The programme will operate at the community level, seeking the genuine participation of poor communities in local programmes drawing in NGOs, CBOs, local and central governments and the private sector in a partnership approach to maximize opportunities for the urban poor. By combining their expertise and resources, and indeed by inviting the participation of other donors, the United Nations agencies hope to ‘maximize synergy’ between their individual programmes. UNCHS (Habitat) and ILO have recently made a number of more detailed recommendations in respect of employment generation from shelter provision and human settlements development. These include:

· the call for an urgent shift in attitudes and approaches which links shelter provision and major public works programmes to anti-poverty strategies through the use of labour-intensive initiatives to create unemployment opportunities for the urban poor;

· the encouragement of a positive environment for small-scale contracting in shelter provision and upgrading through training and advice and guidance; the availability of raw materials and local sources of finance; and the empowerment of households to be able to deal with small contractors;

· the acknowledgement of shelter as a workplace and the encouragement of HBEs; and

· the development of a series of pilot projects to examine the potential of small-scale contracting in scaling-up the level of low-cost shelter provision and in exploring ways of integrating work-place and residential space in a variety of different circumstances.

An important element of this new approach will be a need to share experiences and ideas between organizations and communities, which in turn also emphasises the need for an effective monitoring role and the wide dissemination of findings.

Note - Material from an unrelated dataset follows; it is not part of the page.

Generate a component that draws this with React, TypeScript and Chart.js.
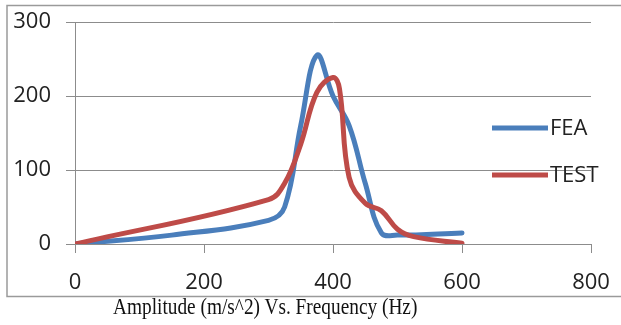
import React, { useEffect, useRef } from 'react';
import { Chart, registerables } from 'chart.js';

Chart.register(...registerables);

// Frequency (Hz) / Amplitude (m/s^2)
const frequencyFEA = [0, 150, 300, 325, 350, 375, 400, 425, 450, 475, 500, 600];
const amplitudeFEA = [0, 12, 32, 50, 160, 255, 200, 160, 82, 15, 12, 15];
const frequencyTEST = [0, 300, 325, 350, 375, 400, 410, 425, 450, 475, 500, 525, 600];
const amplitudeTEST = [0, 60, 82, 135, 205, 225, 210, 90, 55, 45, 20, 10, 1];
const seriesLabels = ['FEA', 'TEST'];
const seriesColors = ['#4A7EBB', '#BE4B48'];
const xTicks = [0, 200, 400, 600, 800];
const yTicks = [0, 100, 200, 300];
const chartTitle = 'Amplitude (m/s^2) Vs. Frequency (Hz)';

const TICK_FONT = '"Open Sans", "Liberation Sans", sans-serif';

export default function App() {
  const ref = useRef<HTMLCanvasElement | null>(null);

  useEffect(() => {
    if (!ref.current) return;
    const toPts = (xs: number[], ys: number[]) => xs.map((x, i) => ({ x, y: ys[i] }));

    const borderPlugin = {
      id: 'outerBorder',
      beforeDraw(chart: any) {
        const ctx = chart.ctx;
        ctx.save();
        ctx.strokeStyle = '#9a9a9a';
        ctx.lineWidth = 1.5;
        ctx.strokeRect(7, 5.5, 640, 291);
        ctx.restore();
      },
    };

    const legendPlugin = {
      id: 'customLegend',
      afterDraw(chart: any) {
        const ctx = chart.ctx;
        ctx.save();
        const ys = [128, 175];
        chart.data.datasets.forEach((ds: any, i: number) => {
          ctx.strokeStyle = ds.borderColor;
          ctx.lineWidth = 5;
          ctx.lineCap = 'butt';
          ctx.beginPath();
          ctx.moveTo(492, ys[i]);
          ctx.lineTo(548, ys[i]);
          ctx.stroke();
          ctx.fillStyle = '#222';
          ctx.font = '22px ' + TICK_FONT;
          ctx.textBaseline = 'middle';
          ctx.textAlign = 'left';
          ctx.fillText(ds.label, 550, ys[i] + 1);
        });
        ctx.restore();
      },
    };

    const chart = new Chart(ref.current, {
      type: 'line',
      data: {
        datasets: [
          {
            label: seriesLabels[0],
            data: toPts(frequencyFEA, amplitudeFEA),
            borderColor: seriesColors[0],
            backgroundColor: seriesColors[0],
            borderWidth: 5,
            pointRadius: 0,
            tension: 0.4,
            borderCapStyle: 'round',
            borderJoinStyle: 'round',
            order: 1,
          },
          {
            label: seriesLabels[1],
            data: toPts(frequencyTEST, amplitudeTEST),
            borderColor: seriesColors[1],
            backgroundColor: seriesColors[1],
            borderWidth: 5,
            pointRadius: 0,
            tension: 0.4,
            borderCapStyle: 'round',
            borderJoinStyle: 'round',
            order: 0,
          },
        ],
      },
      options: {
        responsive: false,
        animation: false,
        devicePixelRatio: 1,
        layout: { padding: { left: 7, top: 22, right: 30, bottom: 0 } },
        plugins: {
          legend: { display: false },
          tooltip: { enabled: false },
        },
        scales: {
          x: {
            type: 'linear',
            min: xTicks[0],
            max: xTicks[xTicks.length - 1],
            afterBuildTicks: (scale: any) => {
              scale.ticks = xTicks.map((v) => ({ value: v }));
            },
            afterFit: (scale: any) => {
              scale.height = 81;
              scale.paddingLeft = 0;
              scale.paddingRight = 0;
              scale.paddingTop = 0;
              scale.paddingBottom = 0;
            },
            ticks: {
              padding: 17,
              color: '#222',
              font: { family: TICK_FONT, size: 22 },
              maxRotation: 0,
            },
            grid: {
              drawOnChartArea: false,
              drawTicks: true,
              tickLength: 9,
              color: '#8c8c8c',
            },
            border: { display: true, color: '#8c8c8c' },
          },
          y: {
            type: 'linear',
            min: yTicks[0],
            max: yTicks[yTicks.length - 1],
            afterBuildTicks: (scale: any) => {
              scale.ticks = yTicks.map((v) => ({ value: v }));
            },
            afterFit: (scale: any) => {
              scale.width = 68;
              scale.paddingLeft = 0;
              scale.paddingRight = 0;
              scale.paddingTop = 0;
              scale.paddingBottom = 0;
            },
            ticks: {
              padding: 15,
              color: '#222',
              font: { family: TICK_FONT, size: 22 },
            },
            grid: {
              drawTicks: true,
              tickLength: 9,
              color: '#8c8c8c',
            },
            border: { display: true, color: '#8c8c8c' },
          },
        },
      },
      plugins: [borderPlugin, legendPlugin],
    } as any);

    return () => chart.destroy();
  }, []);

  return (
    <div style={{ position: 'absolute', left: 0, top: 0, width: 621, height: 325, overflow: 'hidden' }}>
      <canvas ref={ref} width={621} height={325} style={{ display: 'block', width: 621, height: 325 }} />
      <div
        style={{
          position: 'absolute',
          left: 113,
          top: 295,
          fontFamily: '"Liberation Serif", "Times New Roman", serif',
          fontSize: 23,
          color: '#111',
          whiteSpace: 'nowrap',
          lineHeight: '24px',
          transform: 'scaleX(0.84)',
          transformOrigin: '0 0',
        }}
      >
        {chartTitle}
      </div>
    </div>
  );
}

These programmes also afford an important opportunity for a more detailed research role which should be carefully considered. Amongst the wide range of potential topics for comparative research, for example, could be the economic impacts on poor communities of labour-intensive approaches; or social issues, such as the effect of local programmes on the role of women; the impact of such programmes on social cohesion, integration and self-reliance; or issues of urban governance, such as the organizational dynamics between CBOs, NGOs and municipal authorities. In order to be effective, the research programme needs to be planned as an integral part of the local programme and designed in such a way which contributes directly to the implementation of the programme itself.